WHAT YOU WILL DO: For this exercise, copy out each line of the material below that includes "script".

Recorded data:
......
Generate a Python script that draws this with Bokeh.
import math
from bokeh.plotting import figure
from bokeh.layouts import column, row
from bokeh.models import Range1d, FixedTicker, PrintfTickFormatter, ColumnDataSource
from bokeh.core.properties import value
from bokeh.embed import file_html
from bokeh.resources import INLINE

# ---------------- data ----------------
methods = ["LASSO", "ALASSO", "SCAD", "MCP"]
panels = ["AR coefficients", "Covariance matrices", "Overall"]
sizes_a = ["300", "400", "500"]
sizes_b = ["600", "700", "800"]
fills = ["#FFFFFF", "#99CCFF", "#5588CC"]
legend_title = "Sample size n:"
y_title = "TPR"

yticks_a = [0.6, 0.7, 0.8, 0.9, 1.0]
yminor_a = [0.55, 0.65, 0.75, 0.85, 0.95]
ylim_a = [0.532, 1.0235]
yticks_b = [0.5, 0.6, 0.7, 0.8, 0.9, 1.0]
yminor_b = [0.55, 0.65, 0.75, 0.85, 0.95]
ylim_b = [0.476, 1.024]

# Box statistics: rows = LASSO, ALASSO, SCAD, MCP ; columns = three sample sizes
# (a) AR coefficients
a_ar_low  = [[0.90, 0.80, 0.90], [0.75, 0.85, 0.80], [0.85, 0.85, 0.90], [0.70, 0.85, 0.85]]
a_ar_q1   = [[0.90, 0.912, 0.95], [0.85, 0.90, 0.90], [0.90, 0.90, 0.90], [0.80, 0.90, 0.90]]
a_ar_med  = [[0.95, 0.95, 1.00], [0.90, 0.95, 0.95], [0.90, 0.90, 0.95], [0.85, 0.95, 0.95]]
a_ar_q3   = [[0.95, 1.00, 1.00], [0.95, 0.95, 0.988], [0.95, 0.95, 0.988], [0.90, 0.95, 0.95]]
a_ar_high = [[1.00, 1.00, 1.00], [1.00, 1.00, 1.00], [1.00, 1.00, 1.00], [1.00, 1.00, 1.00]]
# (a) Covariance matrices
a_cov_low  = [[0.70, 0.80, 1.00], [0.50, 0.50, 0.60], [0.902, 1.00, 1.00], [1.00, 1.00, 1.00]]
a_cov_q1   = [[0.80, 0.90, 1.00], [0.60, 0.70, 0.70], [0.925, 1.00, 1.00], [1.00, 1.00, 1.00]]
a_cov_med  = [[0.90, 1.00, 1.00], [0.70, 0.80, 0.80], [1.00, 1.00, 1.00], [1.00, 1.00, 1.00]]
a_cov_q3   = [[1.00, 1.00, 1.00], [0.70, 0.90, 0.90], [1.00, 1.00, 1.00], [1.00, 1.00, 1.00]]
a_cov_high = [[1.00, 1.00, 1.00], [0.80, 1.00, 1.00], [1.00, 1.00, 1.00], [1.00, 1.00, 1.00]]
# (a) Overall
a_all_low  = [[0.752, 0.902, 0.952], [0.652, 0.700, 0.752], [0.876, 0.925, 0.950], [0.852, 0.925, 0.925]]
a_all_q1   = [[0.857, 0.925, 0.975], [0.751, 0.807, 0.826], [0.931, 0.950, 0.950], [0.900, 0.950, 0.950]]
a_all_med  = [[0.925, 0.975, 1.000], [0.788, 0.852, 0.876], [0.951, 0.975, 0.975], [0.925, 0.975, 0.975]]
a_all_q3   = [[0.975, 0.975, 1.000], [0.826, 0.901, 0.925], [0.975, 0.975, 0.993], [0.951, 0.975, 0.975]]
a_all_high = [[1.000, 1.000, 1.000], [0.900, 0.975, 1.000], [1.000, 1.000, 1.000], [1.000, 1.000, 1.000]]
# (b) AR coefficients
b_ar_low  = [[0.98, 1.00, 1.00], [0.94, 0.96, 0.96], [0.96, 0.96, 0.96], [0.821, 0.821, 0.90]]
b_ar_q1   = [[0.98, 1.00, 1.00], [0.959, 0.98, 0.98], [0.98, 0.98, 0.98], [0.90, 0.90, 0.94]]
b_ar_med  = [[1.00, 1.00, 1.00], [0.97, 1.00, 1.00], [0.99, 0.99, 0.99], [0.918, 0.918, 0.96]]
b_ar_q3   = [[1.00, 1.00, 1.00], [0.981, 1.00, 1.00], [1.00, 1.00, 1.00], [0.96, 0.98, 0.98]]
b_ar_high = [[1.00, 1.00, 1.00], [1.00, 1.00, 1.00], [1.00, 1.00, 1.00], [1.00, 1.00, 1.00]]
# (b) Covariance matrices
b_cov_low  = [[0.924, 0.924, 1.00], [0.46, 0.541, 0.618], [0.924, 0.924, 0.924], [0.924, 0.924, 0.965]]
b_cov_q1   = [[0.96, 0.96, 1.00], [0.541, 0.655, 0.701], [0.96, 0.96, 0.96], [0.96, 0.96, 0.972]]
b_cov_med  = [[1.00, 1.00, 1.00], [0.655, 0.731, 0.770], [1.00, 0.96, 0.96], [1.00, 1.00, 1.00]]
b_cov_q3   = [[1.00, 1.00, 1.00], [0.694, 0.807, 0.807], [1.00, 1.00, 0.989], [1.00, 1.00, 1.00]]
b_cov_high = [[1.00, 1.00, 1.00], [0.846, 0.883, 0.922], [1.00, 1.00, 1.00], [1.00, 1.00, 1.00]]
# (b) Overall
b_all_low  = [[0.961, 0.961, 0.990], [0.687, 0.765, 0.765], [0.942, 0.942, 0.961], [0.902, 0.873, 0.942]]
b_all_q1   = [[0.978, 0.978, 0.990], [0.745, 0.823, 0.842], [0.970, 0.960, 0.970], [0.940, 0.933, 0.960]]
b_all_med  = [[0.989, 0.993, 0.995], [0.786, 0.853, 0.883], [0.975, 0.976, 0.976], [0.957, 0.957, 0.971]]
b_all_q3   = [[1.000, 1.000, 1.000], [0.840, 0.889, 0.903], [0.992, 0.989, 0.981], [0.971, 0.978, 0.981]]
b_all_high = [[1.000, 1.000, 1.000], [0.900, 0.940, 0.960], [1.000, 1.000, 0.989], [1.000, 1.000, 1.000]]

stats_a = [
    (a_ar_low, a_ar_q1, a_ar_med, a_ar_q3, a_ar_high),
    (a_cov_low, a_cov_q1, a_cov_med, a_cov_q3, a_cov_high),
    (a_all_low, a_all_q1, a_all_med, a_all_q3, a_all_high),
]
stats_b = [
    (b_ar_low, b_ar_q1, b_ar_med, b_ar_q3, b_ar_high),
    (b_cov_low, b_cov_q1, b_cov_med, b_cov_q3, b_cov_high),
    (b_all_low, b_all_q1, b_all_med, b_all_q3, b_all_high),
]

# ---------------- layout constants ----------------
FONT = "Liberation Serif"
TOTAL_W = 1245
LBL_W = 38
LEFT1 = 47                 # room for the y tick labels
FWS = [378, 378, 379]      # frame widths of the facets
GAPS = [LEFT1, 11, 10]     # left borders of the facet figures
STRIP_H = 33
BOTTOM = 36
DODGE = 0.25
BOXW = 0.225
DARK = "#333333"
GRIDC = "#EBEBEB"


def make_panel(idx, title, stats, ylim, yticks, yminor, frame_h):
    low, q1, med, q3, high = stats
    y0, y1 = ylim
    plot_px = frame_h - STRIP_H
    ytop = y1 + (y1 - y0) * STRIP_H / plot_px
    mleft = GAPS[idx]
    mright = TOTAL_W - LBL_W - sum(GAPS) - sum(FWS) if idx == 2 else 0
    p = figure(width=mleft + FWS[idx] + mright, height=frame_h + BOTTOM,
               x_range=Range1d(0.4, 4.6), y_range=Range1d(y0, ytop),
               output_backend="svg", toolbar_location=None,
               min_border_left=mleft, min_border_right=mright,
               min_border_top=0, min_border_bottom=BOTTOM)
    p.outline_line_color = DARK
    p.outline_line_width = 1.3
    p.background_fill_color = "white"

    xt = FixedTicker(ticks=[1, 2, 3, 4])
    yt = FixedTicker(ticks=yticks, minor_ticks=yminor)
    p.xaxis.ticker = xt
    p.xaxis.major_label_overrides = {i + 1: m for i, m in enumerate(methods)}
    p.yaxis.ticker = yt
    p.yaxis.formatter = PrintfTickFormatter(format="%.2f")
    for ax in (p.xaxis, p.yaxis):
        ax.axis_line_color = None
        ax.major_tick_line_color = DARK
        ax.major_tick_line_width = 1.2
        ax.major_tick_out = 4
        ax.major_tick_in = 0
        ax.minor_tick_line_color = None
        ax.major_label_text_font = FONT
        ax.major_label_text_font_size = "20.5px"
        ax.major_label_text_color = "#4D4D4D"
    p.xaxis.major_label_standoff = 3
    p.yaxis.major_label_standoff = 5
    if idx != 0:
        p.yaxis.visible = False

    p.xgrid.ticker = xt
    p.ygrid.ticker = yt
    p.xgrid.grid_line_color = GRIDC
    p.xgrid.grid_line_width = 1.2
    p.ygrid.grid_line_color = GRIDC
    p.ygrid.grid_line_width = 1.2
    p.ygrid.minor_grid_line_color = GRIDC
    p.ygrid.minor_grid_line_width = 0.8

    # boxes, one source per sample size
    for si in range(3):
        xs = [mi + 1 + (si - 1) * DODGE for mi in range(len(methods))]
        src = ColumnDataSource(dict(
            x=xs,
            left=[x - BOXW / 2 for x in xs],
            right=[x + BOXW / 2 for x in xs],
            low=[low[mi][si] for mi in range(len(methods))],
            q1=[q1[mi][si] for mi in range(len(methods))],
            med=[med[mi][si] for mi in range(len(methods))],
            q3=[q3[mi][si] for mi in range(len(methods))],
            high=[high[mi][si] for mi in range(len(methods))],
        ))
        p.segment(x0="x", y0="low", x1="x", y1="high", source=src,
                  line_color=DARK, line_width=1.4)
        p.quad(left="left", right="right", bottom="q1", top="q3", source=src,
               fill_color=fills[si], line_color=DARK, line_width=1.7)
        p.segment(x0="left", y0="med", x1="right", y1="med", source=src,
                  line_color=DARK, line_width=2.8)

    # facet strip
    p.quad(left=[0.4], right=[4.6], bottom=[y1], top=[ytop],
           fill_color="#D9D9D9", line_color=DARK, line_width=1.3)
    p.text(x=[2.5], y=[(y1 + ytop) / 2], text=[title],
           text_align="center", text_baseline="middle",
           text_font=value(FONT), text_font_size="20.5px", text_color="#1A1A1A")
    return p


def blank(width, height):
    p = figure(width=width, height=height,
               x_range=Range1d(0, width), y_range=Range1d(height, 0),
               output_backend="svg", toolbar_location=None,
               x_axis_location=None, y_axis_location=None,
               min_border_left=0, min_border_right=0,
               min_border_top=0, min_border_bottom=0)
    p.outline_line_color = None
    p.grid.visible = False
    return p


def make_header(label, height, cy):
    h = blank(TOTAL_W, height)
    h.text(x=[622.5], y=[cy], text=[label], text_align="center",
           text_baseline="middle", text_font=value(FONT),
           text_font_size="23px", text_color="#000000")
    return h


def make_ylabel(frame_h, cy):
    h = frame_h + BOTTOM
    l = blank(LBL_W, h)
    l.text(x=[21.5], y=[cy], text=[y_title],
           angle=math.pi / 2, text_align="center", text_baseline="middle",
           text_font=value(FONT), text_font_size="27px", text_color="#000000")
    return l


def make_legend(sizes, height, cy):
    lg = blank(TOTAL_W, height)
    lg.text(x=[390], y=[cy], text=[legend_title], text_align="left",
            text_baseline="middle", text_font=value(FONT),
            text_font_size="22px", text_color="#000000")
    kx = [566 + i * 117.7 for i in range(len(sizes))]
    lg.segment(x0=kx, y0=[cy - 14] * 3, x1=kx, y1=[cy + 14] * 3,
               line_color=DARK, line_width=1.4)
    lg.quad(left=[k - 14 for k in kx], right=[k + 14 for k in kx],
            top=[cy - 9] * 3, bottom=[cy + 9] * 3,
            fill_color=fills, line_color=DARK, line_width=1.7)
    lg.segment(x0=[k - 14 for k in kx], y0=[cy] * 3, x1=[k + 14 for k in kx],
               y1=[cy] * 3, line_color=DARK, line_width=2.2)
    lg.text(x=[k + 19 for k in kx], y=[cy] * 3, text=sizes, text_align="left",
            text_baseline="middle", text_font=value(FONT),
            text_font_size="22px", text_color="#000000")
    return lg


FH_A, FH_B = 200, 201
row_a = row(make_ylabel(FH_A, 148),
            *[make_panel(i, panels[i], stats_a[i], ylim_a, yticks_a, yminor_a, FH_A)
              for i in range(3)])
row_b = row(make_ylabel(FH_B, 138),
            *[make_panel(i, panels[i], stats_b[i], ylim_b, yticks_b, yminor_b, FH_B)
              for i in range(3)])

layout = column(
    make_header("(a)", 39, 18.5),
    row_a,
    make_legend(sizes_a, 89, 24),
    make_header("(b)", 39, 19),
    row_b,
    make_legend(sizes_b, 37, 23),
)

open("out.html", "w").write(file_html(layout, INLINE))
......
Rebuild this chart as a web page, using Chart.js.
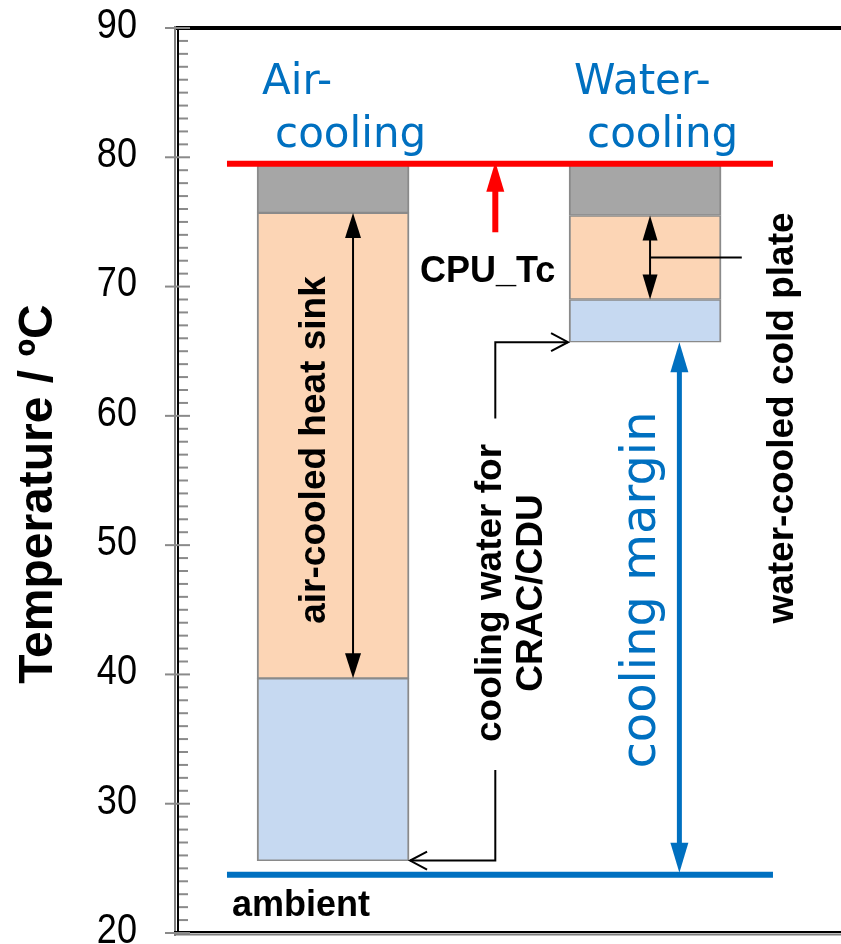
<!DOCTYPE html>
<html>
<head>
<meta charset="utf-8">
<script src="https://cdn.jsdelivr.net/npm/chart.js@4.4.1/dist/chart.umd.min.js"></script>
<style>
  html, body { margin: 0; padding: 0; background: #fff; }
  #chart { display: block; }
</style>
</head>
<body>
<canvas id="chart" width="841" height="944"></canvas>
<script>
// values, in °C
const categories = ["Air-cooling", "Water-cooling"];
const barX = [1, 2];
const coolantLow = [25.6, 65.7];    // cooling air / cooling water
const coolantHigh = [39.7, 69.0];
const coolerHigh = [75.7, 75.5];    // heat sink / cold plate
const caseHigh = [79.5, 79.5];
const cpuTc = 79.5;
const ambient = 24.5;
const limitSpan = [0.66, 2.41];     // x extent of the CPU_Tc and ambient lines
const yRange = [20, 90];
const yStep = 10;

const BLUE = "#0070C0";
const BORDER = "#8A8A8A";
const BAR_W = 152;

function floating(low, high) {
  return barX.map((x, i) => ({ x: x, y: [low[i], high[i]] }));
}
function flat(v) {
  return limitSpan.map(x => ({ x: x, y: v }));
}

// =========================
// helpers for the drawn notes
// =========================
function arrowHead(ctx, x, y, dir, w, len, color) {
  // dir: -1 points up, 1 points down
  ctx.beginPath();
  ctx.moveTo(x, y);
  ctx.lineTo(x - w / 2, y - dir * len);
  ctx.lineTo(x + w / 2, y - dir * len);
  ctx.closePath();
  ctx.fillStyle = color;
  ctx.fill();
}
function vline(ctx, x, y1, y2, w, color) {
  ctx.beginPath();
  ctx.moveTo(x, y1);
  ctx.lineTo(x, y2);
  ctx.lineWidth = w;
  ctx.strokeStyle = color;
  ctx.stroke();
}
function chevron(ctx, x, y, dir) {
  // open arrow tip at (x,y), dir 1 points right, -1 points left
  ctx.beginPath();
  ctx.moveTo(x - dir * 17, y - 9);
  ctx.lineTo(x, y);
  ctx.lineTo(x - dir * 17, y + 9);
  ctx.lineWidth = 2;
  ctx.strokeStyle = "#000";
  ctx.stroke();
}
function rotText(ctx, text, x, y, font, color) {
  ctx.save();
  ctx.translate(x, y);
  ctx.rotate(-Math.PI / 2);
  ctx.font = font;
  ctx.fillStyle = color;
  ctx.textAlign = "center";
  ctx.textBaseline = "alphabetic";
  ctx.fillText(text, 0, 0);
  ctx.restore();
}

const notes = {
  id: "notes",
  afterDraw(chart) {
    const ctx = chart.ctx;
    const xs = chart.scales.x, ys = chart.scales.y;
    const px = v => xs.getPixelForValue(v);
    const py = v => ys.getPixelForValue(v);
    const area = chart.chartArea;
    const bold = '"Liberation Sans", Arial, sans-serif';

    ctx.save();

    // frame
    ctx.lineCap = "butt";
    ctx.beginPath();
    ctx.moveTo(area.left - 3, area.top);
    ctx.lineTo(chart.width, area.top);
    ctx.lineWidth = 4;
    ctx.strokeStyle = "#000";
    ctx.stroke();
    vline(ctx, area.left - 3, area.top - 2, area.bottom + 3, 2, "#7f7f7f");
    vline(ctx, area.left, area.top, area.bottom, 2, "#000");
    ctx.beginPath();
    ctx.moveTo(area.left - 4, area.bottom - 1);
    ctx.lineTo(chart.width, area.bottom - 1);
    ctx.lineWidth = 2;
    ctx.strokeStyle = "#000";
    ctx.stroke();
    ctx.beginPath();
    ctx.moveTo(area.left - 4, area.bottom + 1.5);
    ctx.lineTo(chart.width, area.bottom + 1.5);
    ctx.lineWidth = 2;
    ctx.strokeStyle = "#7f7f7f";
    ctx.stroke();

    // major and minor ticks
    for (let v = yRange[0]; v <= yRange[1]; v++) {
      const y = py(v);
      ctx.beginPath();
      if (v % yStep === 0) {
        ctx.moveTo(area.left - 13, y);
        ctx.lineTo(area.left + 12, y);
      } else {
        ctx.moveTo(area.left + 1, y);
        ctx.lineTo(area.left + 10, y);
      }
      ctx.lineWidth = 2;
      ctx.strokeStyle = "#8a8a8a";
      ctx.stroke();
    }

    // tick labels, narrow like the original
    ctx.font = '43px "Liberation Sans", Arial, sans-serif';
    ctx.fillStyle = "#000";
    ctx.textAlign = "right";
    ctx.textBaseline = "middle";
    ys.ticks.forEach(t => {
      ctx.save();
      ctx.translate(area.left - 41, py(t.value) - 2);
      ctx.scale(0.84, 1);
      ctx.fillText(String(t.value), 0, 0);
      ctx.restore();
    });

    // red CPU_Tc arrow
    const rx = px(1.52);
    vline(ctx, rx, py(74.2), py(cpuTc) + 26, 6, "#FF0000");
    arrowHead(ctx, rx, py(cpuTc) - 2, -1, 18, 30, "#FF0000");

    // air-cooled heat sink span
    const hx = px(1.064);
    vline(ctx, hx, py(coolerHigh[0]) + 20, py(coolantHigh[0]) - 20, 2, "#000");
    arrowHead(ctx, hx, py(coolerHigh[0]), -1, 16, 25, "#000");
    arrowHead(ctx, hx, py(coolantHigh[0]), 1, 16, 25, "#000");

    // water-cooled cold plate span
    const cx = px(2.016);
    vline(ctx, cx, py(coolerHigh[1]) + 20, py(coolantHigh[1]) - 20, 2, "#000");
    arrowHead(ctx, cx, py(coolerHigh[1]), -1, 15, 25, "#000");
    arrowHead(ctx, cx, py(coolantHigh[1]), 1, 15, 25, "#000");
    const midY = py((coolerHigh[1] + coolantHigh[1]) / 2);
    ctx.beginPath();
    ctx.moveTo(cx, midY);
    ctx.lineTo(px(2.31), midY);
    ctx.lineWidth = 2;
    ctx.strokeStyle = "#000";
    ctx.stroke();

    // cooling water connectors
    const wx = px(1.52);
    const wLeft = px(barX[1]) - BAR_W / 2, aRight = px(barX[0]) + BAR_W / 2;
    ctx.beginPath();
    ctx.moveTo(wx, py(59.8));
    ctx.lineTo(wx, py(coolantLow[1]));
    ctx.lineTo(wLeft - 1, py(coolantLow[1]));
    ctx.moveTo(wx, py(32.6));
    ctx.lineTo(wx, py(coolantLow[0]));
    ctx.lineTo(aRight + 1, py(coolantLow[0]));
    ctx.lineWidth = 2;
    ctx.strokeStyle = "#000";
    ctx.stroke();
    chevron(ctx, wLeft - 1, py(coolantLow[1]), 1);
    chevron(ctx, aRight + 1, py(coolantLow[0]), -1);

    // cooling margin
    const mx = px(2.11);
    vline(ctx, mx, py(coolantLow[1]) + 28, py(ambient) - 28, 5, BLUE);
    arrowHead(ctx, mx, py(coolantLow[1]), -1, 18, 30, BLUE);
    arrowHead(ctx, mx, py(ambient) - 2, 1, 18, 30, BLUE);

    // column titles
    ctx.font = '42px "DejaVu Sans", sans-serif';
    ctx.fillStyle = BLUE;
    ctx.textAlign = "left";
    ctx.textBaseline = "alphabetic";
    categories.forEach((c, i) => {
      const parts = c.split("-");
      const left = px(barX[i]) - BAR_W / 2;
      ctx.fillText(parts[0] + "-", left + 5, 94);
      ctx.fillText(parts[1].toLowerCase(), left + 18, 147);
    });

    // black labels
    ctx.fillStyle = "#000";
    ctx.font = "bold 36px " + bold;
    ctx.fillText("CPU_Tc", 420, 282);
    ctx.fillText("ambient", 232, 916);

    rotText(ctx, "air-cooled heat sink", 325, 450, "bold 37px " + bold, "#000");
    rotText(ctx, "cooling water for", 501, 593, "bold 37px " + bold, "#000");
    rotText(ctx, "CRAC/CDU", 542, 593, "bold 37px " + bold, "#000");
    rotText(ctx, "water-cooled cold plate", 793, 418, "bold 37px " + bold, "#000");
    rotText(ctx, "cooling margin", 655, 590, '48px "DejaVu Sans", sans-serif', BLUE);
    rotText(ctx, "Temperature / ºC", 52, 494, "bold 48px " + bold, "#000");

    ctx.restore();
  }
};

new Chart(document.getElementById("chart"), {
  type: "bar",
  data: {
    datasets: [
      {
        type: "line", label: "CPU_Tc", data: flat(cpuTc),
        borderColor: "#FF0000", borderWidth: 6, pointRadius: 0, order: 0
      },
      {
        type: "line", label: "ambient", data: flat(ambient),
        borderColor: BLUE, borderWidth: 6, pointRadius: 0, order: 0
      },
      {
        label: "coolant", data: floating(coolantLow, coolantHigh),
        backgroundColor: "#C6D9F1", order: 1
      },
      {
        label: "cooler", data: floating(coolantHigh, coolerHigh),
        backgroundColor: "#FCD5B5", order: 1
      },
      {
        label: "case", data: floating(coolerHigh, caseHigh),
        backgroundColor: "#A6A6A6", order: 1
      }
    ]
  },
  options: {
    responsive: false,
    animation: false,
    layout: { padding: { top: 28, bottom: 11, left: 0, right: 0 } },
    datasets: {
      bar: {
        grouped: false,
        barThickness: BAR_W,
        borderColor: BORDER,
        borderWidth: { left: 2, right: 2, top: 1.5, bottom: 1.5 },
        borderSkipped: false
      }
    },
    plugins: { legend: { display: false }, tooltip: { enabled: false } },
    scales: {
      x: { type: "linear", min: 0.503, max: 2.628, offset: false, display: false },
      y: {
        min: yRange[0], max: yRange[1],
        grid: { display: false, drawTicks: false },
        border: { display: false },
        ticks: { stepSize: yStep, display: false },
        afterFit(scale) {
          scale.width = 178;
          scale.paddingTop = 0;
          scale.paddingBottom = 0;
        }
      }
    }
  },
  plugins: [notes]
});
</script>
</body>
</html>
......
WRITTEN REPLY:
Generate a Python script that draws this with Bokeh.
<script src="https://cdn.jsdelivr.net/npm/chart.js@4.4.1/dist/chart.umd.min.js"></script>
<script>
</script>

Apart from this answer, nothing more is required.